In meiner Forschung beschäftige ich mich mit Grund- und Menschenrechtsschutz auf sowohl internationaler als auch nationaler Ebene. Dabei geht es mir hauptsächlich um soziale Grundrechte, wie das Recht auf Wohnen und auf Soziale Sicherheit. Man sieht zum Beispiel immer mehr, dass Grundrechte herangezogen werden, um sozialen Schutz zu leisten. Ein für Deutschland bekanntes Beispiel wäre das Recht auf ein Existenzminimum, welches das Bundesverfassungsgericht aus der Menschenwürde abgeleitet hat. Momentan ist aber auch die Entwicklung spannend, dass Klima- und Umweltschutz zunehmend als grundrechtliche Themen verstanden werden. In den Niederlanden wurde vor ein paar Monaten geurteilt, dass der Staat zu wenig für den Klimaschutz unternimmt und dies eine Verletzung individueller Menschrechte sei.
Was interessiert Sie an diesem Themenbereich besonders?
Es ist spannend, dass Grund- und Menschenrechte einen besonderen Status haben. Und die Frage ist, wie sich diese Rechte zu anderen Rechten verhalten. Auch finde ich es interessant zu untersuchen, wie ein Gericht entscheidet, wenn einerseits ein Grundrecht im Spiel ist und andererseits allgemeine Staatsziele. Und gleichzeitig ist es natürlich auch ein sehr gesellschaftsrelevantes Thema. Gerade der Klimaschutz wäre hier wieder ein treffendes Beispiel.

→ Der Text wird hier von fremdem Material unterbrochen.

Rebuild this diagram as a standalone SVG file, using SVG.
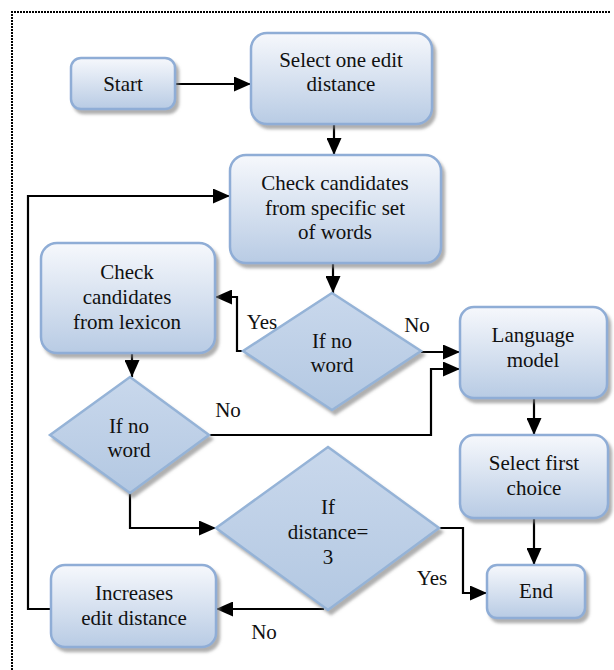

Klimaschutz ist derzeit ein sehr zentrales Thema, über das überall gesprochen und berichtet wird. Ist dies ein Thema, das Sie weiter angehen möchten?
Unbedingt. Ich habe mich bisher vor allem mit dem Zusammenhang zwischen bürgerlichen und politischen Rechten und sozialrechtlichem Schutz beschäftigt. In der Zukunft möchte ich tatsächlich etwas mehr den Zusammenhang zwischen sozialen Grund- und Menschenrechten und Klimaschutz erforschen, beispielsweise inwiefern das Recht auf Gesundheit auch ein individuelles Recht auf Klimaschutz vermittelt.
Sie haben Jura und Politikwissenschaften studiert. Danach haben Sie eine wissenschaftliche Karriere eingeschlagen. Wieso haben Sie sich für diesen Weg entschieden?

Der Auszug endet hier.